CONDITION OF THE SOUTH – HOW UNION PRISONERS ARE TREATED BY THE REBELS.

WASHINGTON, March 21, 1863.

The Union prisoners who have been released, and arrived here last night from Richmond, on the steamer State of Maine, make some interesting statements in regard to the condition of affairs in the rebel confederacy. They represent that they were most cruelly treated, and suffered everything but death. The rebels treat citizen prisoners much worse than they do the prisoners of war. They were supplied with barely sufficient food to sustain life, and that of the worst possible quality. Latterly, those in Richmond have not been allowed to purchase anything – not even a loaf of bread. Provisions are very scarce and held at fabulous prices. Prices are systematically understated by the rebel papers. Flour is now selling in Richmond at forty to fifty dollars per barrel, although quoted in the Richmond papers at twenty- \eight dollars and a half; sweet potatoes, eight dollars per peck; eggs, two dollars per dozen, and other articles in proportion. In Mobile flour is selling at seventy-five to eighty dollars per barrel.

The poorer classes in Richmond are in a starving condition, and there have been a number of cases of actual starvation among them from inability to obtain the necessaries of life. Society throughout the confederacy is fearfully demoralized, women hitherto respectable being actually compelled to resort to prostitution to obtain the means of existence.

The utmost rigor and cruelty is exercised to keep the soldiers in the army. Soldiers absenting themselves from camps without leave are tried by court martial and punished by from twenty to one hundred lashes, according to the number of days they are gone. Deserters are frequently shot as examples to deter the soldiers from desertion. Many Union soldiers who have deserted to the enemy refuse to take the oath of allegiance and enter the rebel service after ascertaining the actual condition of things and learning what they must undergo, preferring to be returned as deserters and take their chances of punishment on their return.

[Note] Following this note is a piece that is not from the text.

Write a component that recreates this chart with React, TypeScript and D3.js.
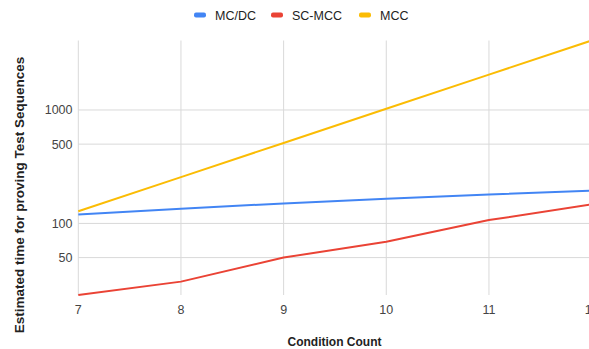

Although the rebels generally pretend to have undiminished confidence in their ultimate success, yet the more intelligent among them are evidently becoming discouraged. Unless the next crop should be an average one, or if by the capture of Vicksburg and Port Hudson they should be cut off from the supplies which they have hitherto received from Texas, they know that they cannot continue the contest, but must be starved into submission.

These released prisoners state that all that buoys the rebels up now is the aid and comfort which they receive from the demonstration of the copperheads, and the belief that the Northwest is tired of the war, and will soon refuse to contribute further aid to its prosecution. If once convinced of the falsity of this belief, the rebel government could not long hold their army together. There is still a considerable Union feeling in the South. In North Carolina the Union men are in the majority, and the expulsion of the rebel forces from that State would be joyfully regarded by a majority of the citizens of the State, who would gladly return to the protection of the Union.

THE DEFENCES OF CHARLESTON.

A recent refugee from Charleston, who is well known by eminent gentlemen here, states that the city and harbor has all the defences that the best engineering ability can devise. There has been ample time for the purpose, and he regards the city as impregnable. The fact may or may not be important, for after all the sensation stories in abolition journals, that the city is already bombarded, and that it is to be the point of attack, it is by no means certain that such a thing is in the government budget. It would be refreshing to know that the rebels had been misled for once, and a crushing blow should fall upon a place or places less fortified, and better situated for opening trade with the interior.